Poitras’ left wing for the night has been duly impressed by the kid, comparing him at one point to Toronto Maple Leaf star Mitch Marner with the way he’s smart on both sides of the puck and has great vision and poise with the puck.
“He’s a smart player,” said Marchand. “He definitely has had a really good camp so far. I played with him the other night and he sees the ice very well. He’s competitive, he’s not scared to go in the corners and to go in the tough areas. He’s definitely shown a lot of promise. He’s definitely had a great camp so far, but he’s got to keep it going. It’s going to be tough on him tonight, having a back-to-back with travel. It’s not going to be easy. Hopefully we can help him out, dig some pucks out for him and make it a little easier. But those are things you need to show you can do at the next, be consistent, even though you played a game the night before or you traveled or whatever. But he’s a great little player and he’s got a bright future ahead of him.”
Having often played three games in three nights with his junior team in Guelph, Poitras wasn’t overly concerned with a fatigue factor heading into Tuesday’s game. And getting a few good games under his belt has given him a little bit of momentum as he tries to win a job.
“I feel pretty good on the ice, a lot more confident now that I’ve been here a lot longer and gotten to be on the ice with these better players more. So I’m just building a comfort level and being confident with the puck on the ice,” said Poitras.
While he’s listed at 5-foot-11, 170 pounds, his lack of heft has not kept him from fighting for pucks along the boards – and winning his share of them.

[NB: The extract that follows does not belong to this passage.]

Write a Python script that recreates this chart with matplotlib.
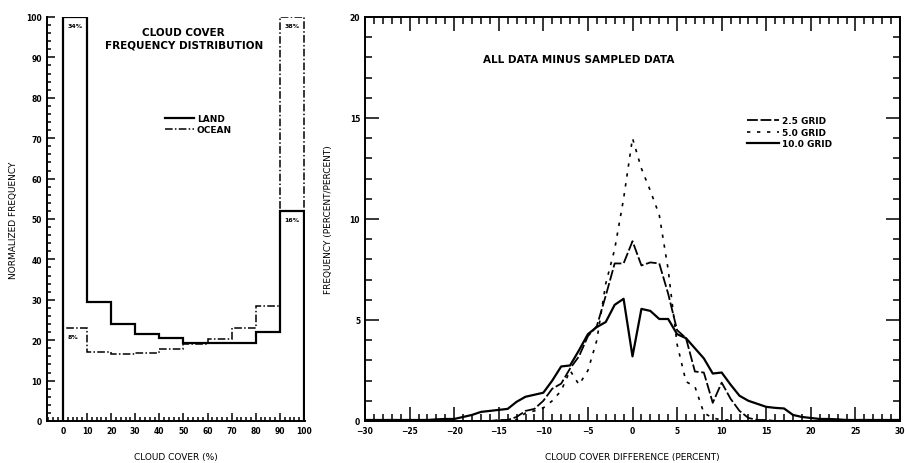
import numpy as np
import matplotlib
matplotlib.use("Agg")
import matplotlib.pyplot as plt
from matplotlib.ticker import MultipleLocator

plt.rcParams['font.family'] = ['Liberation Sans Narrow', 'DejaVu Sans']
plt.rcParams['font.weight'] = 'bold'

# left panel: cloud cover histogram (normalized)
bin_edges = [0, 10, 20, 30, 40, 50, 60, 70, 80, 90, 100]
land = [100, 29.5, 24.0, 21.5, 20.5, 19.3, 19.3, 19.3, 22.0, 52.0]
ocean = [23.0, 17.0, 16.5, 16.8, 17.8, 19.0, 20.3, 23.0, 28.5, 100]
bar_notes = ["34%", "8%", "16%", "38%"]

# right panel: difference distributions
diff = list(range(-30, 31))
grid_10 = [0.05, 0.05, 0.05, 0.05, 0.05, 0.05, 0.05, 0.05, 0.08, 0.1,
           0.1, 0.2, 0.3, 0.45, 0.5, 0.55, 0.6, 0.95, 1.2, 1.3,
           1.4, 2.0, 2.7, 2.75, 3.5, 4.3, 4.65, 4.9, 5.75, 6.05,
           3.2, 5.55, 5.45, 5.05, 5.05, 4.3, 4.1, 3.6, 3.1, 2.35,
           2.4, 1.8, 1.25, 1.0, 0.85, 0.7, 0.65, 0.62, 0.3, 0.2,
           0.15, 0.1, 0.1, 0.08, 0.05, 0.05, 0.05, 0.05, 0.05, 0.05, 0.05]
grid_25 = [0.0, 0.0, 0.0, 0.0, 0.0, 0.0, 0.0, 0.0, 0.0, 0.0,
           0.0, 0.0, 0.0, 0.0, 0.0, 0.05, 0.05, 0.2, 0.5, 0.6,
           1.0, 1.6, 1.85, 2.6, 3.2, 4.2, 4.7, 6.2, 7.8, 7.8,
           8.9, 7.7, 7.85, 7.8, 6.3, 4.5, 4.1, 2.45, 2.4, 0.9,
           1.9, 1.1, 0.5, 0.15, 0.05, 0.05, 0.0, 0.0, 0.0, 0.0,
           0.0, 0.0, 0.0, 0.0, 0.0, 0.0, 0.0, 0.0, 0.0, 0.0, 0.0]
grid_50 = [0.0, 0.0, 0.0, 0.0, 0.0, 0.0, 0.0, 0.0, 0.0, 0.0,
           0.0, 0.0, 0.0, 0.0, 0.0, 0.0, 0.05, 0.05, 0.4, 0.5,
           0.65, 1.0, 1.5, 2.5, 1.8, 2.5, 4.0, 6.8, 8.5, 11.0,
           14.0, 12.5, 11.4, 10.2, 7.5, 3.8, 1.95, 1.7, 0.4, 0.15,
           0.05, 0.05, 0.0, 0.0, 0.0, 0.0, 0.0, 0.0, 0.0, 0.0,
           0.0, 0.0, 0.0, 0.0, 0.0, 0.0, 0.0, 0.0, 0.0, 0.0, 0.0]

W, H = 905, 464
fig = plt.figure(figsize=(W / 100, H / 100), dpi=100)


def box(x0, y0, x1, y1):
    return [x0 / W, 1 - y1 / H, (x1 - x0) / W, (y1 - y0) / H]


fs = 6.5

# ---- left panel ----
ax1 = fig.add_axes(box(47, 18, 305, 422))
ax1.stairs(land, bin_edges, baseline=0, color='black', lw=1.6, label='LAND')
ax1.stairs(ocean, bin_edges, baseline=0, color='black', lw=1.1,
           linestyle=(0, (5, 1.5, 1, 1.5)), label='OCEAN')
ax1.set_xlim(-6.6, 100.4)
ax1.set_ylim(0, 100)
ax1.spines['top'].set_visible(False)
ax1.spines['right'].set_visible(False)
for s in ax1.spines.values():
    s.set_linewidth(1.4)
ax1.xaxis.set_major_locator(MultipleLocator(10))
ax1.xaxis.set_minor_locator(MultipleLocator(2))
ax1.yaxis.set_major_locator(MultipleLocator(10))
ax1.yaxis.set_minor_locator(MultipleLocator(2))
ax1.tick_params(which='both', direction='in', labelsize=fs - 1, width=1.1)
ax1.tick_params(which='major', length=6)
ax1.tick_params(which='minor', length=3)
ax1.set_xlabel('CLOUD COVER (%)', fontsize=fs, labelpad=12)
ax1.set_ylabel('NORMALIZED FREQUENCY', fontsize=fs, labelpad=6)
ax1.text(0.53, 0.975, 'CLOUD COVER\nFREQUENCY DISTRIBUTION', transform=ax1.transAxes,
         ha='center', va='top', fontsize=fs + 1, linespacing=1.3)
ax1.legend(loc='upper left', bbox_to_anchor=(0.44, 0.77), frameon=False,
           fontsize=fs, handlelength=3.2, handletextpad=0.3, labelspacing=0.2,
           borderpad=0)
ax1.text(5, land[0] - 1.5, bar_notes[0], ha='center', va='top', fontsize=fs - 2)
ax1.text(4, ocean[0] - 1.5, bar_notes[1], ha='center', va='top', fontsize=fs - 2)
ax1.text(95, land[-1] - 1.5, bar_notes[2], ha='center', va='top', fontsize=fs - 2)
ax1.text(95, ocean[-1] - 1.5, bar_notes[3], ha='center', va='top', fontsize=fs - 2)

# ---- right panel ----
ax2 = fig.add_axes(box(365, 18, 900, 422))
ax2.plot(diff, grid_25, color='black', lw=1.3, linestyle=(0, (6, 1.5)), label='2.5 GRID')
ax2.plot(diff, grid_50, color='black', lw=1.2, linestyle=(0, (2, 4)), label='5.0 GRID')
ax2.plot(diff, grid_10, color='black', lw=1.6, label='10.0 GRID')
ax2.set_xlim(-30, 30)
ax2.set_ylim(0, 20)
for s in ax2.spines.values():
    s.set_linewidth(1.4)
ax2.xaxis.set_major_locator(MultipleLocator(5))
ax2.xaxis.set_minor_locator(MultipleLocator(1))
ax2.yaxis.set_major_locator(MultipleLocator(5))
ax2.yaxis.set_minor_locator(MultipleLocator(1))
ax2.tick_params(which='both', direction='in', top=True, right=True,
                labelsize=fs - 1, width=1.1)
ax2.tick_params(which='major', length=10)
ax2.tick_params(which='minor', length=5)
ax2.set_xlabel('CLOUD COVER DIFFERENCE (PERCENT)', fontsize=fs, labelpad=12)
ax2.set_ylabel('FREQUENCY (PERCENT/PERCENT)', fontsize=fs, labelpad=12)
ax2.text(0.40, 0.895, 'ALL DATA MINUS SAMPLED DATA', transform=ax2.transAxes,
         ha='center', va='center', fontsize=fs + 1)
ax2.legend(loc='upper left', bbox_to_anchor=(0.705, 0.765), frameon=False,
           fontsize=fs, handlelength=3.6, handletextpad=0.3, labelspacing=0.25,
           borderpad=0)

fig.savefig('out.png', dpi=100)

“For me, my games always been based around winning 50-50 battles, so I’ve never been scared to go in a corner with a bigger guy and I feel like I do a good job of coming out with the puck for the most part,” said Poitras. “I think just being able to do that it keeps plays alive in the offensive zone, which is where I want to play. It’s more fun down there.”
Poitras said he’s still learning the Bruins’ defensive system and that it’s much different from the aggressive one he played in Guelph. But, in one aspect, he has already proven to be a student of the game. In last Friday’s shootout loss to the Flyers, he won just five of 16 faceoffs. But in the return match on Monday ,he captured eight of 11.
“I just had to bear down a bit more,” said Poitras. “The first game against Philly, I think maybe I wasn’t prepared or I hadn’t taken that many draws. So before the game game on Monday, I took a few more draws and the second time around going against some of the same guys, I knew some of their tendencies and I tried to change up what I’m doing. And I win a couple draws.”
While much about his game is precocious, he couldn’t hide the fact that he’s still very much a kid when Marchand’s Marner comparison was brought up to him.
“That’s pretty cool. It’s a good compliment,” said Poitras, grinning ear-to-ear. “Yeah, that’s cool.”…
Montgomery did not give a glowing assessment on Fabian Lysell, the B’s first round pick two years ago.
“I think Lysell’s had moments where he’s been good, and he’s had moments where he’s struggled,” said Montgomery. “He’s drafted to be a skilled offensive player and, in order to be a skilled, offensive player, you’ve got to produce. And we haven’t seen the production yet.”